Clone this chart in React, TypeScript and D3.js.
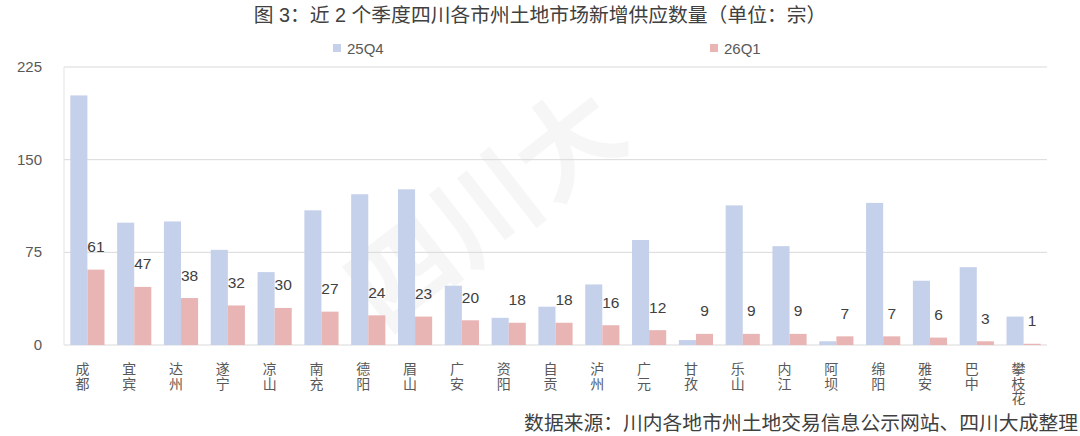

---

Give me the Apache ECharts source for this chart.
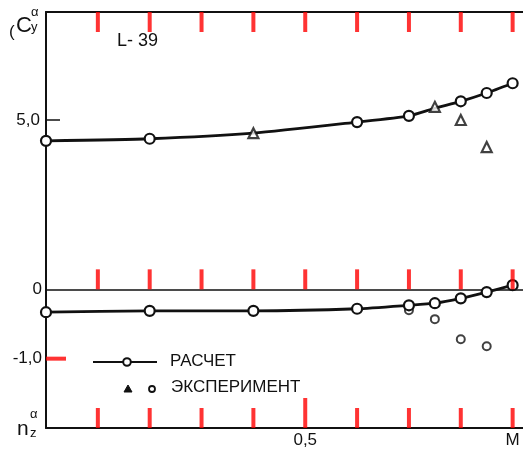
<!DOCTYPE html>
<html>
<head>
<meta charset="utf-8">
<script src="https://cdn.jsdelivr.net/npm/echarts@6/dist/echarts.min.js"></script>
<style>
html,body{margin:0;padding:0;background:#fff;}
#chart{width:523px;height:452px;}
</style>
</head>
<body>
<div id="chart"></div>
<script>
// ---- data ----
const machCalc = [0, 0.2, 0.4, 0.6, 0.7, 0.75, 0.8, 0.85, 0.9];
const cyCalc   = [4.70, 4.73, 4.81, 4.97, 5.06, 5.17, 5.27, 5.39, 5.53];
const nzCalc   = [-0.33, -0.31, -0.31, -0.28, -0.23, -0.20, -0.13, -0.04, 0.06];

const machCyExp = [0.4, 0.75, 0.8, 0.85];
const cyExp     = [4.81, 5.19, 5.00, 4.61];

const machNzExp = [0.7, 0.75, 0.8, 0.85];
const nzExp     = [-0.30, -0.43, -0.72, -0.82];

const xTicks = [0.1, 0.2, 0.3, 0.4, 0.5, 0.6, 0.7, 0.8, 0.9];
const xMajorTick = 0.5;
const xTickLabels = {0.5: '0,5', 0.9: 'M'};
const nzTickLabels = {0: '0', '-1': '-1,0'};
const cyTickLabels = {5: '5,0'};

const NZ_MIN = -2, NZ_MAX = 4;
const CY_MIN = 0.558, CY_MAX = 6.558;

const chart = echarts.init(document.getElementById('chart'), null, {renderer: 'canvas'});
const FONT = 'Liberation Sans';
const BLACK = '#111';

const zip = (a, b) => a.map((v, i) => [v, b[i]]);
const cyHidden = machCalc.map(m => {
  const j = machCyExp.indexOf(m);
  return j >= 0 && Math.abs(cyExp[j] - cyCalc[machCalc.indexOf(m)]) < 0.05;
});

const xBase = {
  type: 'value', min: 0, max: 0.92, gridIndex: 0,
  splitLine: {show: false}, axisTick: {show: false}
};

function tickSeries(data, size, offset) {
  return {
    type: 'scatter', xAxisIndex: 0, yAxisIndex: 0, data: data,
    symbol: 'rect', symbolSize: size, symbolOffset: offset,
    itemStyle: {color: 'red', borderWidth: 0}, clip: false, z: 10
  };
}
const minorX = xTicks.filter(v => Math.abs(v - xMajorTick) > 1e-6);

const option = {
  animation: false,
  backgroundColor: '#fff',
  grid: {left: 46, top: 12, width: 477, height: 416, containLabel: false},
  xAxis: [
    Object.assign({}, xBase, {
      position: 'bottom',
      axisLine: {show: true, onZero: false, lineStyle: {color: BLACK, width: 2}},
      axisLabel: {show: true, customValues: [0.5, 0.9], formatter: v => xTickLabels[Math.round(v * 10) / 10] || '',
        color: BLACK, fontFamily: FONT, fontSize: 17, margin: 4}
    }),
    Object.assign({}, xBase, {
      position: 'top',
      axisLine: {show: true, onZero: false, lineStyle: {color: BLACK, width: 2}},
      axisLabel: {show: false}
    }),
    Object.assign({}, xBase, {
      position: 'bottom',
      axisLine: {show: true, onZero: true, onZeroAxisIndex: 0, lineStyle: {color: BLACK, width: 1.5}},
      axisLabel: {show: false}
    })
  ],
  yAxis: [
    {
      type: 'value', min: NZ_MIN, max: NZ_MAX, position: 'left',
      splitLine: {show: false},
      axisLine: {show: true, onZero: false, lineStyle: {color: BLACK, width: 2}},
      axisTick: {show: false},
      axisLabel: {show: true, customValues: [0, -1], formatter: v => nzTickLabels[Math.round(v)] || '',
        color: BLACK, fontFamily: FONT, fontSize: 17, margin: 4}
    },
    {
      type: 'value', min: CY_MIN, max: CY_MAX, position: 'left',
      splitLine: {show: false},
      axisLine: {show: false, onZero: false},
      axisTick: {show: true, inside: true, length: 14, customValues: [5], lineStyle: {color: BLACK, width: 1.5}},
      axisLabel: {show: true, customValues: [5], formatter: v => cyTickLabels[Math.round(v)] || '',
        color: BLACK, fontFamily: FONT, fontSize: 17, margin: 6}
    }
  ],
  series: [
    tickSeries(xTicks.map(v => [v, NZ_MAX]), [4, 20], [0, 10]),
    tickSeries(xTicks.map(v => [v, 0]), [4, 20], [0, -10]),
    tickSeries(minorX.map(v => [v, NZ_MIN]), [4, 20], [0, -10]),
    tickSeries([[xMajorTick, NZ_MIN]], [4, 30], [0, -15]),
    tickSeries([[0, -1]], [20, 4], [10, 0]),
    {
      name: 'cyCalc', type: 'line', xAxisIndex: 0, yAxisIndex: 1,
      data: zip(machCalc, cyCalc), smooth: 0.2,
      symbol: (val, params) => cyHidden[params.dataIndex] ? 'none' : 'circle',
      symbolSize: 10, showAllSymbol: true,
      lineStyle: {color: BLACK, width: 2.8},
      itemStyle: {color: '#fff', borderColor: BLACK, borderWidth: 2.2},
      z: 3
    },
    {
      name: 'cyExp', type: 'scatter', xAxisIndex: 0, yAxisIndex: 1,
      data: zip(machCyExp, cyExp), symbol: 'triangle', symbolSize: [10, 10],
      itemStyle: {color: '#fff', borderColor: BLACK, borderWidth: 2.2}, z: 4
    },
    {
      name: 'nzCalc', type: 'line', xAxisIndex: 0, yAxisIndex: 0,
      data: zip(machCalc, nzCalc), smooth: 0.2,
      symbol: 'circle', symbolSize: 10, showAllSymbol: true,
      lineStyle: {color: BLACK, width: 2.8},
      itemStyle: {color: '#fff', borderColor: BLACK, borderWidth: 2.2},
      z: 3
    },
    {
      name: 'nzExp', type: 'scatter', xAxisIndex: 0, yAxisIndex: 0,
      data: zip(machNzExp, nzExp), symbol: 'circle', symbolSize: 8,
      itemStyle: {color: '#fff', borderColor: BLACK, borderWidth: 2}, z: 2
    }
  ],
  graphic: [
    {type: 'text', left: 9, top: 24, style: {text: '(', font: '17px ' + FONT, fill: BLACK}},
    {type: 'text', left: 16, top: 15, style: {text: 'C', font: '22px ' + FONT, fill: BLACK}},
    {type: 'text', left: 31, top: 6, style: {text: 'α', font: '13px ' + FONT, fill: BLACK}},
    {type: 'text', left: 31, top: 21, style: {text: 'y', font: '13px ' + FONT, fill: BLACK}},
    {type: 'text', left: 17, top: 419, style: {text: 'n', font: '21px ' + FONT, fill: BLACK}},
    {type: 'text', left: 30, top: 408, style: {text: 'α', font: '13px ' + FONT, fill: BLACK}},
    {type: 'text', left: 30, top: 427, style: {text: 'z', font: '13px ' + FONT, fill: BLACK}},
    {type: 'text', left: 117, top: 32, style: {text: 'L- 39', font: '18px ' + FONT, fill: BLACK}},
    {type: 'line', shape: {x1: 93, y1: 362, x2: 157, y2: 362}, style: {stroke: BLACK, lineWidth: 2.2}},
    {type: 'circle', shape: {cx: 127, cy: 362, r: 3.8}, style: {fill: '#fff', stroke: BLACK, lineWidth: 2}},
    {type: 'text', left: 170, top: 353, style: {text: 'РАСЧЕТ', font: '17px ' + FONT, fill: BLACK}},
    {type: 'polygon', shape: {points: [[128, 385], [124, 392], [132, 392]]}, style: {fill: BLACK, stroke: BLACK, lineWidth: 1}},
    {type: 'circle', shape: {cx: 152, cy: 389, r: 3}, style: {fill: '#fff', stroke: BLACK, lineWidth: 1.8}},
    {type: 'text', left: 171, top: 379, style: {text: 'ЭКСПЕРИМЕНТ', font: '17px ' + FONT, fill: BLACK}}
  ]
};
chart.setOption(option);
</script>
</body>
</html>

---

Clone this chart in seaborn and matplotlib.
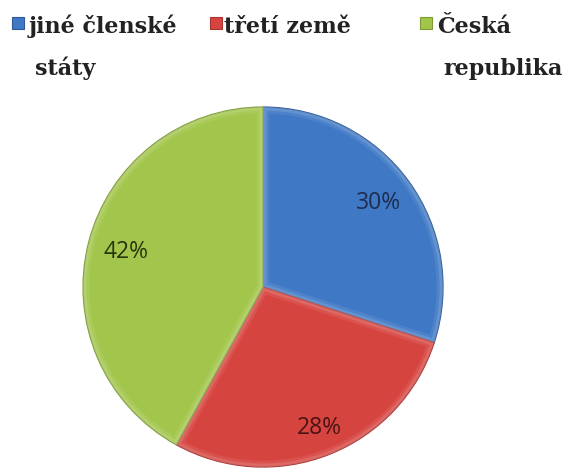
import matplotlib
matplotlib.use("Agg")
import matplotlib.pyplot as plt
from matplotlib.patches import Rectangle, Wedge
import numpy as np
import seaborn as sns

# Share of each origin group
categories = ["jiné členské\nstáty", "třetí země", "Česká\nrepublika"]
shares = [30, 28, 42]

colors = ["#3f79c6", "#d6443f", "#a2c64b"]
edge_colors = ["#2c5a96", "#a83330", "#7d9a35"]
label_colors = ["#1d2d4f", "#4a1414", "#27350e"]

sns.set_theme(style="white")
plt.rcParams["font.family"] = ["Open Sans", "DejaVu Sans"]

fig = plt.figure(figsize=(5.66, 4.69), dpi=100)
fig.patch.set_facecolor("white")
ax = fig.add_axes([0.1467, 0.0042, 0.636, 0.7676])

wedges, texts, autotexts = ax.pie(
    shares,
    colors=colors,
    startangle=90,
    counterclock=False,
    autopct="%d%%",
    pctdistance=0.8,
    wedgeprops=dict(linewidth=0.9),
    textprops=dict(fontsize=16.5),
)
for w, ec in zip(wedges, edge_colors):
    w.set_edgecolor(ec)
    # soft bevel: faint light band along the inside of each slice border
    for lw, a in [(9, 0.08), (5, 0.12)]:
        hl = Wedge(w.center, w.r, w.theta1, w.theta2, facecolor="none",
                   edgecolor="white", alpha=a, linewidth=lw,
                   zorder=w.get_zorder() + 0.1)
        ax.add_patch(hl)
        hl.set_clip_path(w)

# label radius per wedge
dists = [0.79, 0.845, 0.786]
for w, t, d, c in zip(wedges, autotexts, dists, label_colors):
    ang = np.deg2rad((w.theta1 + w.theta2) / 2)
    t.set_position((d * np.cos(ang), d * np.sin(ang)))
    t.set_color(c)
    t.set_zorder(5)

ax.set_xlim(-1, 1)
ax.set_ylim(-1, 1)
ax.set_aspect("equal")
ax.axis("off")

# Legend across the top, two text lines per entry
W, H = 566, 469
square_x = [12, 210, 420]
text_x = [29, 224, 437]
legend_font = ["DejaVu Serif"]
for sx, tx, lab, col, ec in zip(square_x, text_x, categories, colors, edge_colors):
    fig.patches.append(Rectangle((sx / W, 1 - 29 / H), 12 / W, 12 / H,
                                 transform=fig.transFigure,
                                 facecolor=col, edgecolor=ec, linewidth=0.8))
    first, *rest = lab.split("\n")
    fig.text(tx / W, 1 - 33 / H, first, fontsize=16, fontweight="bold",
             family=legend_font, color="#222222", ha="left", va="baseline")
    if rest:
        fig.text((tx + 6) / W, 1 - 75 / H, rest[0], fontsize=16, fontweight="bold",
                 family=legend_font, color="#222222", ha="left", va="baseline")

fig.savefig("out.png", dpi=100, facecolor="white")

» **DIRECTIVE**: Reproduce exactly the lines above starting at the line containing "Give me the" and ending at the line containing "const BLACK = '#111';", including both, but not the pictures.

» **RESULT FOR THIS EXERCISE**:
Give me the Apache ECharts source for this chart.
<!DOCTYPE html>
<html>
<head>
<meta charset="utf-8">
<script src="https://cdn.jsdelivr.net/npm/echarts@6/dist/echarts.min.js"></script>
<style>
html,body{margin:0;padding:0;background:#fff;}
#chart{width:523px;height:452px;}
</style>
</head>
<body>
<div id="chart"></div>
<script>
// ---- data ----
const machCalc = [0, 0.2, 0.4, 0.6, 0.7, 0.75, 0.8, 0.85, 0.9];
const cyCalc   = [4.70, 4.73, 4.81, 4.97, 5.06, 5.17, 5.27, 5.39, 5.53];
const nzCalc   = [-0.33, -0.31, -0.31, -0.28, -0.23, -0.20, -0.13, -0.04, 0.06];

const machCyExp = [0.4, 0.75, 0.8, 0.85];
const cyExp     = [4.81, 5.19, 5.00, 4.61];

const machNzExp = [0.7, 0.75, 0.8, 0.85];
const nzExp     = [-0.30, -0.43, -0.72, -0.82];

const xTicks = [0.1, 0.2, 0.3, 0.4, 0.5, 0.6, 0.7, 0.8, 0.9];
const xMajorTick = 0.5;
const xTickLabels = {0.5: '0,5', 0.9: 'M'};
const nzTickLabels = {0: '0', '-1': '-1,0'};
const cyTickLabels = {5: '5,0'};

const NZ_MIN = -2, NZ_MAX = 4;
const CY_MIN = 0.558, CY_MAX = 6.558;

const chart = echarts.init(document.getElementById('chart'), null, {renderer: 'canvas'});
const FONT = 'Liberation Sans';
const BLACK = '#111';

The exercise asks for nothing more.